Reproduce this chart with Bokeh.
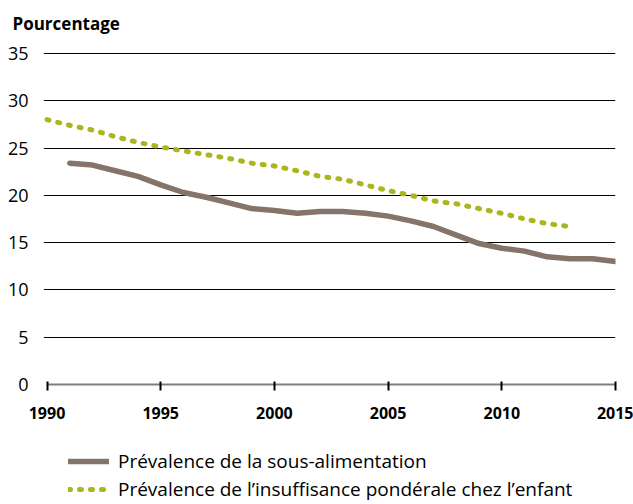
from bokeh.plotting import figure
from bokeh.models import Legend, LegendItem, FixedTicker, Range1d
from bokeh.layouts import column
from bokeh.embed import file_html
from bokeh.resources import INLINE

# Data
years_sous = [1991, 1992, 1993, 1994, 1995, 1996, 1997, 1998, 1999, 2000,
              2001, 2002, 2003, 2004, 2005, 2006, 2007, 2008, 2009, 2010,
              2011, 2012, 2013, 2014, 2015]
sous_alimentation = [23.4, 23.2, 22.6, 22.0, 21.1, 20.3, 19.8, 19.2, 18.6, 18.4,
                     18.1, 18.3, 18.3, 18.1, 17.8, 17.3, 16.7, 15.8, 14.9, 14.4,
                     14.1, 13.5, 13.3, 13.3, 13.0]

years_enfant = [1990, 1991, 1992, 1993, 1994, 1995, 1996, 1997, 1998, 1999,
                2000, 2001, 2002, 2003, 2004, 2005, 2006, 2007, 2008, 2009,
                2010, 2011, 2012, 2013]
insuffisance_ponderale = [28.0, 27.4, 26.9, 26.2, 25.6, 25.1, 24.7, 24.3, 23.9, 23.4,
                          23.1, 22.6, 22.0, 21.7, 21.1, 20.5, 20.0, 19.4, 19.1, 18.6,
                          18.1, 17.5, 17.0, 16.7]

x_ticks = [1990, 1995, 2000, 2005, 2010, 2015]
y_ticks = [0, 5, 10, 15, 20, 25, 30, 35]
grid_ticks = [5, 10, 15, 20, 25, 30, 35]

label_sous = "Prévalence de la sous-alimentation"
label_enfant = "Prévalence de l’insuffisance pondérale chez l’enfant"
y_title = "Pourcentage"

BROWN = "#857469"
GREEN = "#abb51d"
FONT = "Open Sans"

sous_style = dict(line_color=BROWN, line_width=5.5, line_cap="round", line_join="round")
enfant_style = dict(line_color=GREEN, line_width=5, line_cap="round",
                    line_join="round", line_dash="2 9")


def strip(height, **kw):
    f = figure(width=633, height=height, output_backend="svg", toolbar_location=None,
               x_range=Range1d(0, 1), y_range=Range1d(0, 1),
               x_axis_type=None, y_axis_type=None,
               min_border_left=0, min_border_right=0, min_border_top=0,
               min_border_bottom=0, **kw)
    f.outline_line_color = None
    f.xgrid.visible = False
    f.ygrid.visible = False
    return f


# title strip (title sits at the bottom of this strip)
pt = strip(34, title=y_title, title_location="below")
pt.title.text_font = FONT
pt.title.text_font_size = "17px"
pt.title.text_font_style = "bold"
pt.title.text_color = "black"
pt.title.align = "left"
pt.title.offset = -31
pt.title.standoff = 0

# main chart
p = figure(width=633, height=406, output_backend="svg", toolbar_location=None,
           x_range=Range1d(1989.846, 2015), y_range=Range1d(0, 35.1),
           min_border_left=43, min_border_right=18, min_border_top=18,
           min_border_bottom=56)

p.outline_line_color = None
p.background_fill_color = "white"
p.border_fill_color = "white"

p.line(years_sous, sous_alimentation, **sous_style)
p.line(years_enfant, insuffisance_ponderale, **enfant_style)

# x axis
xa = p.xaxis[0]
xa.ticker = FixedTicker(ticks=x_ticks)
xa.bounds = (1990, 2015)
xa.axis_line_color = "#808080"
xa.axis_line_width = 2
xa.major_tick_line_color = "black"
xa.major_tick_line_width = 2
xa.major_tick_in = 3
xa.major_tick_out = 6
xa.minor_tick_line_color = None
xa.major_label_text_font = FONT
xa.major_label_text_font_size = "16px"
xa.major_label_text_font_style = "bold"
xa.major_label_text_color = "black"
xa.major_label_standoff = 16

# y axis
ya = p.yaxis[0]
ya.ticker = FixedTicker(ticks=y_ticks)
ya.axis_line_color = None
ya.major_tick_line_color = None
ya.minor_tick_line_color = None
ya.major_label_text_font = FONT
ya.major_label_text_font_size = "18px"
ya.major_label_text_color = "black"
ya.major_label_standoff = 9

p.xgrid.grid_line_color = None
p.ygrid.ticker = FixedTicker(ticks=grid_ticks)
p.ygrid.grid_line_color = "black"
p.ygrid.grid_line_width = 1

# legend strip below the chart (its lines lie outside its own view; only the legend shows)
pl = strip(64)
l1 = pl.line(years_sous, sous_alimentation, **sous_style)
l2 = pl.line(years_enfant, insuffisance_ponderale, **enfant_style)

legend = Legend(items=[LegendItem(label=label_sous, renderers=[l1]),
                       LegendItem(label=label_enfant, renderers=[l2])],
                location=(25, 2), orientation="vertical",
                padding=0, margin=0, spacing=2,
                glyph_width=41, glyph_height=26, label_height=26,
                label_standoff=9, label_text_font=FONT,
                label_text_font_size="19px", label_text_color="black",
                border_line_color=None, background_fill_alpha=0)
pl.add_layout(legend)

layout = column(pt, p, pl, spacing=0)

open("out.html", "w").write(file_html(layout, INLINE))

===

*Goal of the exercise*. Print, exactly as written, the lines above from the first one to the one containing "from bokeh.resources import INLINE". Leave out pictures.

*Reply to the exercise*.
Reproduce this chart with Bokeh.
from bokeh.plotting import figure
from bokeh.models import Legend, LegendItem, FixedTicker, Range1d
from bokeh.layouts import column
from bokeh.embed import file_html
from bokeh.resources import INLINE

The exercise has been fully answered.